Real-World Example: Cross-Chain NFT Purchase with Best Execution

Scenario:

Sarah wants to buy an NFT listed on an Arbitrum marketplace, but she only holds ETH on Ethereum Mainnet. In a typical Web3 setup, this would involve:

1. Swapping ETH for USDC via a DEX on Ethereum (e.g., Uniswap).
2. Bridging USDC to Arbitrum (via Hop or Stargate).
3. Waiting for confirmation and bridging delays.
4. Navigating to the NFT marketplace on Arbitrum and finalizing the purchase manually.

This flow takes time, involves multiple interfaces, exposes her to MEV and bridge risks, and costs high gas fees on Ethereum.

Same Scenario on SUAVE

Step 1: Submit Intent

Sarah uses a SUAVE-enabled wallet. She clicks “Buy NFT” from the marketplace UI and approves a single intent:

• “I want to buy this NFT on Arbitrum, spending at most 0.5 ETH, with the fastest confirmation and lowest cost.”

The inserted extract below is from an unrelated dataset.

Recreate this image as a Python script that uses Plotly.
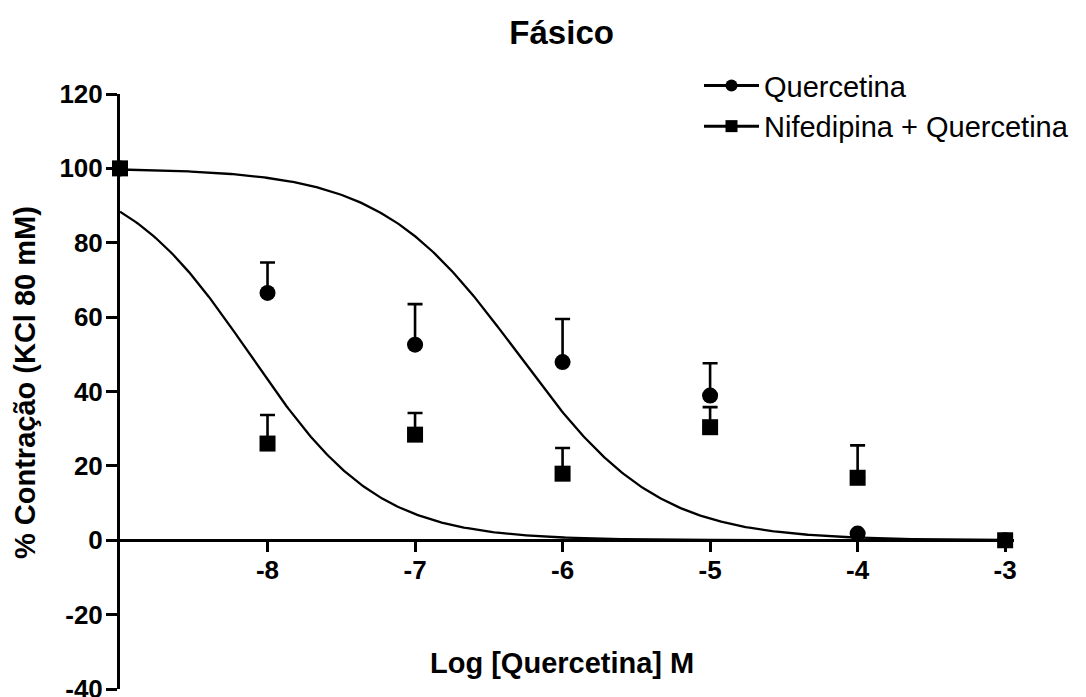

Step 2: Privacy & Solver Auction

• The intent is encrypted and submitted to SUAVE’s Membrane.

• Solvers receive this batch of intents. One solver suggests:

• Swap ETH→USDC via MEV-optimized path on Ethereum.

• Bridge USDC via fast bridge with proof-of-liquidity.
• Settle the NFT purchase directly on the marketplace.
• Provide Sarah with a 0.2% rebate on the transaction.
• Other solvers propose different paths, but this is the most efficient.

Step 3: Execution and Finality

• MEVM selects the winning bundle and routes it through the Membrane.
• The ETH→USDC swap, bridge, and NFT purchase are settled atomically across chains.
• Sarah receives the NFT on Arbitrum, a rebate in USDC, and a confirmation—all from one click

This example shows how SUAVE transforms a multi-step, high-friction UX into a one-click, cross-chain private execution, with optimized costs and built-in incentives. It mirrors familiar DeFi behaviors (like swaps and bridging) but executes them better, making the technical vision of SUAVE both intuitive and powerful in practice.